Un dormant en faïence
Abbaye de Belleperche – Musée des Arts de la Table
Cordes-Tolosannes, France
www.belleperche.fr
🇫🇷

Dormant, France, Saint-Clément ou Lunéville, vers 1765-1775
Faïence stannifère à décor peint, L 26,5 ; H. 25,5 / 26
Musée des arts de la table / CD 82. Inv. AT.2025.13.1
© Musée des arts de la table. Photo Jean-Michel Garric
Texte : Jean-Michel Garric, chef de service, Abbaye de Belleperche – Musée des Arts de la Table.
Ce dormant architecturé sur base plate, d’esprit rocaille, se compose de trois supports cambrés reposant sur des socles et terminés en volutes. Ils soutiennent une plate-forme cernée de balustrades et de dés qui supportaient à l’origine des boules ou de petits vases dont ne subsiste que le pied.

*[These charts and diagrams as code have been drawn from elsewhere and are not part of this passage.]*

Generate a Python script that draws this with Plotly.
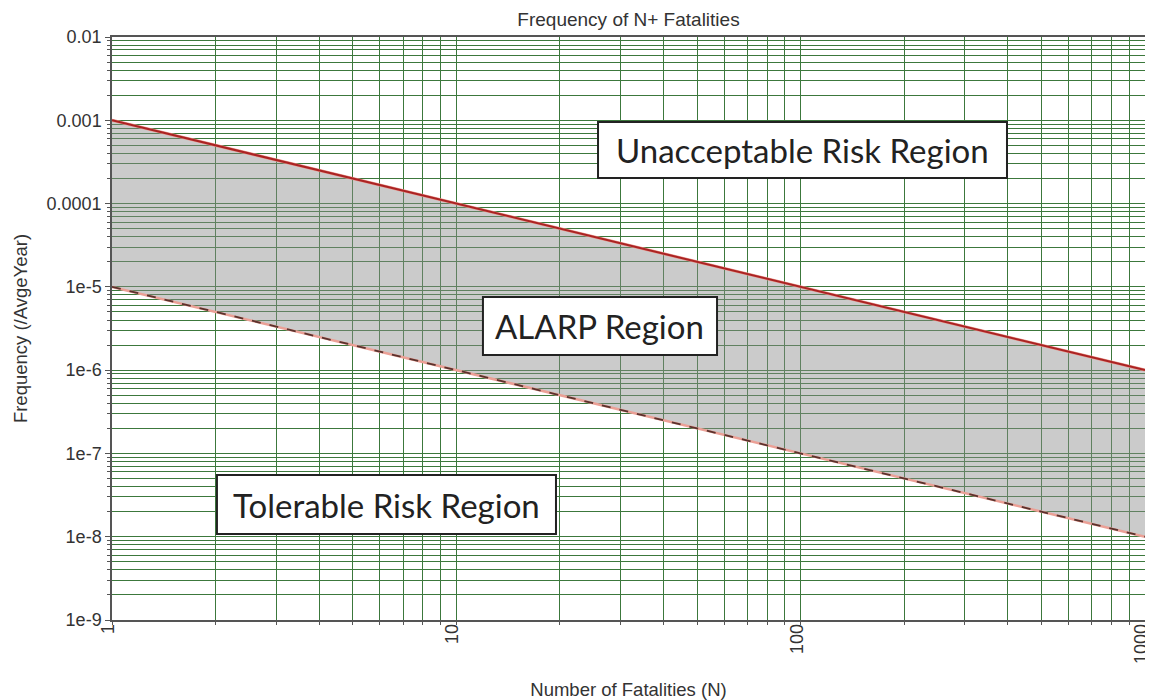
import plotly.graph_objects as go

# ---- data ----
fatalities_n = [1, 10, 100, 1000]
upper_criterion = [1e-3, 1e-4, 1e-5, 1e-6]   # unacceptable boundary
lower_criterion = [1e-5, 1e-6, 1e-7, 1e-8]   # tolerable boundary

x_tick_vals = [1, 10, 100, 1000]
x_tick_text = ["1", "10", "100", "1000"]
y_tick_vals = [1e-9, 1e-8, 1e-7, 1e-6, 1e-5, 1e-4, 1e-3, 1e-2]
y_tick_text = ["1e-9", "1e-8", "1e-7", "1e-6", "1e-5", "0.0001", "0.001", "0.01"]

region_labels = ["Unacceptable Risk Region", "ALARP Region", "Tolerable Risk Region"]

# minor grid values (2..9 per decade)
x_minor = [m * 10 ** e for e in range(0, 3) for m in range(2, 10)]
y_minor = [m * 10 ** e for e in range(-9, -2) for m in range(2, 10)]

GRID = "rgb(60,120,60)"
AXIS_FONT = dict(family="Liberation Sans, Arial, sans-serif", size=18, color="#333")
TITLE_FONT = dict(family="Liberation Sans, Arial, sans-serif", size=18.5, color="#333")

fig = go.Figure()

# lower boundary (fill base)
fig.add_trace(go.Scatter(x=fatalities_n, y=lower_criterion, mode="lines",
                         line=dict(color="rgb(235,160,150)", width=2.5),
                         showlegend=False, hoverinfo="skip"))
# upper boundary with fill down to lower
fig.add_trace(go.Scatter(x=fatalities_n, y=upper_criterion, mode="lines",
                         line=dict(color="rgb(235,150,140)", width=3),
                         fill="tonexty", fillcolor="rgba(140,140,140,0.45)",
                         showlegend=False, hoverinfo="skip"))
# redraw lines on top
fig.add_trace(go.Scatter(x=fatalities_n, y=lower_criterion, mode="lines",
                         line=dict(color="rgb(90,50,45)", width=1.8, dash="dash"),
                         showlegend=False))
fig.add_trace(go.Scatter(x=fatalities_n, y=upper_criterion, mode="lines",
                         line=dict(color="rgb(170,35,35)", width=2),
                         showlegend=False))

fig.update_xaxes(
    type="log", range=[0, 3],
    tickmode="array", tickvals=x_tick_vals, ticktext=x_tick_text, tickangle=-90,
    ticks="outside", ticklen=3, tickcolor="#555",
    showgrid=True, gridcolor=GRID, gridwidth=1,
    minor=dict(tickmode="array", tickvals=x_minor, showgrid=True, gridcolor=GRID,
               gridwidth=1, ticks="outside", ticklen=3, tickcolor="#555"),
    showline=True, linecolor="#555", linewidth=1.5, mirror=True,
    tickfont=AXIS_FONT, zeroline=False, ticklabeloverflow="allow",
    ticklabelstandoff=-8, ticklabelshift=-4,
    title=dict(text="Number of Fatalities (N)", font=TITLE_FONT, standoff=28),
    automargin=False,
)
fig.update_yaxes(
    type="log", range=[-9, -2],
    tickmode="array", tickvals=y_tick_vals, ticktext=y_tick_text,
    ticks="outside", ticklen=5, tickcolor="#555",
    showgrid=True, gridcolor=GRID, gridwidth=1,
    minor=dict(tickmode="array", tickvals=y_minor, showgrid=True, gridcolor=GRID,
               gridwidth=1, ticks="outside", ticklen=3, tickcolor="#555"),
    showline=True, linecolor="#555", linewidth=1.5, mirror=True,
    tickfont=AXIS_FONT, zeroline=False,
    title=dict(text="Frequency (/AvgeYear)", font=TITLE_FONT, standoff=14),
    automargin=False,
)

# region label boxes (paper coords)
boxes = [
    (0.4705, 0.8664, 0.7581, 0.8542),
    (0.3591, 0.5857, 0.4545, 0.5540),
    (0.1016, 0.4298, 0.1475, 0.2487),
]
for (x0, x1, y0, y1), label in zip(boxes, region_labels):
    fig.add_shape(type="rect", xref="paper", yref="paper", x0=x0, x1=x1, y0=y0, y1=y1,
                  line=dict(color="#222", width=2), fillcolor="white", layer="above")
    fig.add_annotation(xref="paper", yref="paper", x=(x0 + x1) / 2, y=(y0 + y1) / 2,
                       text=label, showarrow=False, xanchor="center", yanchor="middle",
                       font=dict(family="Lato, Carlito, sans-serif", size=33, color="#222"))

# page has an 8px body margin: figure is sized/margined so the plot area lands
# at x 112..1145, y 37..620 in the 1153x700 window
fig.update_layout(
    width=1153, height=692,
    margin=dict(l=104, r=16, t=29, b=80),
    paper_bgcolor="white", plot_bgcolor="white",
    title=dict(text="Frequency of N+ Fatalities", x=0.5, xref="paper",
               y=1 - 11 / 692, yref="container", yanchor="middle",
               font=dict(family="Liberation Sans, Arial, sans-serif", size=19, color="#333")),
    showlegend=False,
)

fig.write_html("out.html")
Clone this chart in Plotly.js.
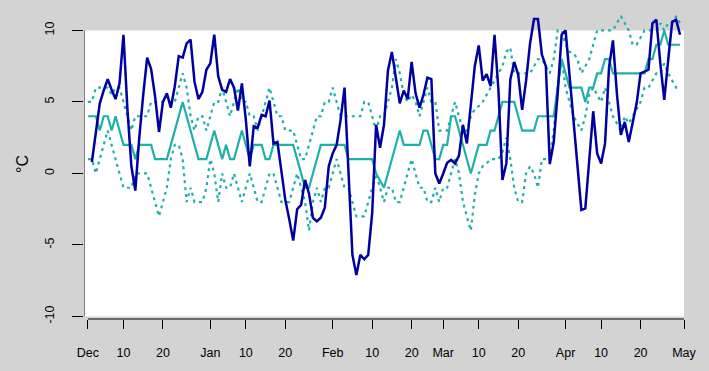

Le cuisinier Menon, en 1768, a donné une bonne définition du dormant : « On appelle dormant : ce qui se met au commencement du repas dans le milieu des tables, avec les services de cuisine, & qui reste, si l’on veut, jusqu’à la fin du repas. Il y en a de plusieurs façons, les uns montés sur des jattes, d’autres sur des plateaux de bois : il faut les décorer & avoir soin d’y mettre des gobelets pour mettre des bigarades & des citrons ». Le dormant était donc un décor de centre de table dont la forme, les dimensions et les matériaux qui le constituent sont variables à l’infini selon les goûts et les moyens de chacun et qui reste en place durant tout un repas. La définition qu’en donne Menon place le dormant dans la tradition des pyramides du XVIIe siècle. On construisait un édifice de plateaux de bois peints ou habillés de textile, sur lesquels on agençait des bols, des gobelets, des coupelles, des supports de hauteurs variables comme les gobichons (voir un exemple ici), des jattes, en porcelaine ou en verre. En général, une coupe plus grande occupait le centre de la composition, entourée de récipients plus petits, posés en équilibre les uns sur les autres. Le tout était garni de fruits au naturel ou confits, entiers, en quartiers… Les fleurs fraîches y tenaient un grand rôle. Les fruits disposés sur le dormant pouvaient être consommés au dessert, mais certains n’étaient là que pour le coup d’œil.
Dans la seconde moitié du XVIIIe siècle, alors que le type de décor décrit par Menon se démode peu à peu, le dormant devient une pièce centrale en orfèvrerie ou en céramique, et il s’agit souvent d’une architecture en modèle réduit. Notre spécimen en faïence de l’Est pouvait aussi bien être placé sur une table avant le début du repas qu’apparaître seulement au dessert. La galerie supérieure semble propre à recevoir quelques citrons et bigarades, dont le jus, exprimé à volonté par les convives qui le souhaitaient, assaisonnait et relevait les viandes rôties.
Le nom « dormant » était aussi donné au plateau sur lequel venait reposer un pot à oille ou une terrine. Au moment du relevé, le pot à oille était enlevé et un plat posé sur le dormant, qui ne bougeait donc pas.
Ancienne coll. du docteur Chompret (1869-1956), ancienne coll. Jean Nicolier (vente à Paris, Tajan, 28 mars 1995, n° 167)
Bibliographie: Guillemé-Brulon (Dorothée) & Dauguet (Claire), Faïences françaises, Paris, Éditions de l’Ilustration, Baschet & Cie, 1988, p.174 (rep.).